++++ Dataset extract

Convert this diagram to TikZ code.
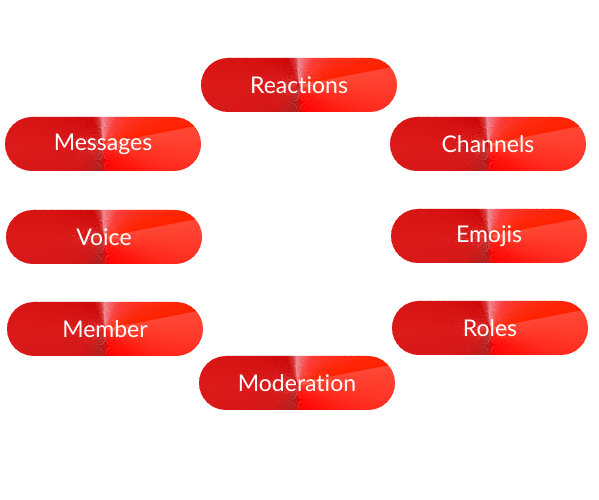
\documentclass[tikz,border=0pt]{standalone}
\usepackage{fontspec}
\setmainfont{Lato}[Ligatures={NoCommon,NoContextual}]
\usepackage{xcolor}
\definecolor{cone_a}{RGB}{220,26,26}
\definecolor{cone_b}{RGB}{210,22,22}
\definecolor{cone_c}{RGB}{176,30,30}
\definecolor{cone_d}{RGB}{255,0,0}
\definecolor{cone_e}{RGB}{255,22,12}
\definecolor{cone_f}{RGB}{255,64,48}
\definecolor{cone_g}{RGB}{255,72,52}
\definecolor{cone_h}{RGB}{255,34,0}
\definecolor{cone_i}{RGB}{250,60,56}
\definecolor{cone_j}{RGB}{242,110,120}
\definecolor{cone_k}{RGB}{238,138,148}
\definecolor{cone_l}{RGB}{214,50,50}
\definecolor{cone_m}{RGB}{204,6,6}

\newcommand\conefill{%
  \foreach \sa/\ea/\ca/\cb in {-180/-135/cone_a/cone_b, -135/-100/cone_b/cone_c,
      -100/-80/cone_c/cone_d, -80/-40/cone_d/cone_e, -40/0/cone_e/cone_f,
      0/11/cone_f/cone_g, 11/60/cone_h/cone_i, 60/82/cone_i/cone_j,
      82/89/cone_j/cone_k, 89/98/cone_k/cone_l, 98/112/cone_l/cone_m,
      112/180/cone_m/cone_a}{
    \pgfmathtruncatemacro\nst{max(1,(\ea-\sa)/3)}
    \pgfmathsetmacro\dd{(\ea-\sa)/\nst}
    \foreach \i in {1,...,\nst}{
      \pgfmathsetmacro\ang{\sa+(\i-1)*\dd}
      \pgfmathtruncatemacro\pct{100-100*(\i-1)/\nst}
      \fill[\ca!\pct!\cb, sharp corners] (path picture bounding box.center) -- ++(\ang:150pt)
        arc[start angle=\ang, delta angle=\dd+0.6, radius=150pt] -- cycle;
    }
  }%
}

\tikzset{
  pill/.style={rectangle, rounded corners=27pt, minimum width=196pt,
    minimum height=54pt, text=white, font=\fontsize{23}{27}\selectfont,
    path picture={\conefill}}
}

\begin{document}
\begin{tikzpicture}[x=1pt,y=1pt]
  \useasboundingbox (0,0) rectangle (599,500);
  \node[pill] (reactions) at (299,415) {Reactions};
  \node[pill] (messages) at (103,356) {Messages};
  \node[pill] (channels) at (488,356) {Channels};
  \node[pill] (voice) at (104,263) {Voice};
  \node[pill] (emojis) at (489,264) {Emojis};
  \node[pill] (member) at (105,171) {Member};
  \node[pill] (roles) at (490,172) {Roles};
  \node[pill] (moderation) at (297,117) {Moderation};
\end{tikzpicture}
\end{document}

++++++++

> What this task involves
Transcribe the material exactly, leaving every picture out.

> Expected answer
Convert this diagram to TikZ code.
\documentclass[tikz,border=0pt]{standalone}
\usepackage{fontspec}
\setmainfont{Lato}[Ligatures={NoCommon,NoContextual}]
\usepackage{xcolor}
\definecolor{cone_a}{RGB}{220,26,26}
\definecolor{cone_b}{RGB}{210,22,22}
\definecolor{cone_c}{RGB}{176,30,30}
\definecolor{cone_d}{RGB}{255,0,0}
\definecolor{cone_e}{RGB}{255,22,12}
\definecolor{cone_f}{RGB}{255,64,48}
\definecolor{cone_g}{RGB}{255,72,52}
\definecolor{cone_h}{RGB}{255,34,0}
\definecolor{cone_i}{RGB}{250,60,56}
\definecolor{cone_j}{RGB}{242,110,120}
\definecolor{cone_k}{RGB}{238,138,148}
\definecolor{cone_l}{RGB}{214,50,50}
\definecolor{cone_m}{RGB}{204,6,6}

\newcommand\conefill{%
  \foreach \sa/\ea/\ca/\cb in {-180/-135/cone_a/cone_b, -135/-100/cone_b/cone_c,
      -100/-80/cone_c/cone_d, -80/-40/cone_d/cone_e, -40/0/cone_e/cone_f,
      0/11/cone_f/cone_g, 11/60/cone_h/cone_i, 60/82/cone_i/cone_j,
      82/89/cone_j/cone_k, 89/98/cone_k/cone_l, 98/112/cone_l/cone_m,
      112/180/cone_m/cone_a}{
    \pgfmathtruncatemacro\nst{max(1,(\ea-\sa)/3)}
    \pgfmathsetmacro\dd{(\ea-\sa)/\nst}
    \foreach \i in {1,...,\nst}{
      \pgfmathsetmacro\ang{\sa+(\i-1)*\dd}
      \pgfmathtruncatemacro\pct{100-100*(\i-1)/\nst}
      \fill[\ca!\pct!\cb, sharp corners] (path picture bounding box.center) -- ++(\ang:150pt)
        arc[start angle=\ang, delta angle=\dd+0.6, radius=150pt] -- cycle;
    }
  }%
}

\tikzset{
  pill/.style={rectangle, rounded corners=27pt, minimum width=196pt,
    minimum height=54pt, text=white, font=\fontsize{23}{27}\selectfont,
    path picture={\conefill}}
}

\begin{document}
\begin{tikzpicture}[x=1pt,y=1pt]
  \useasboundingbox (0,0) rectangle (599,500);
  \node[pill] (reactions) at (299,415) {Reactions};
  \node[pill] (messages) at (103,356) {Messages};
  \node[pill] (channels) at (488,356) {Channels};
  \node[pill] (voice) at (104,263) {Voice};
  \node[pill] (emojis) at (489,264) {Emojis};
  \node[pill] (member) at (105,171) {Member};
  \node[pill] (roles) at (490,172) {Roles};
  \node[pill] (moderation) at (297,117) {Moderation};
\end{tikzpicture}
\end{document}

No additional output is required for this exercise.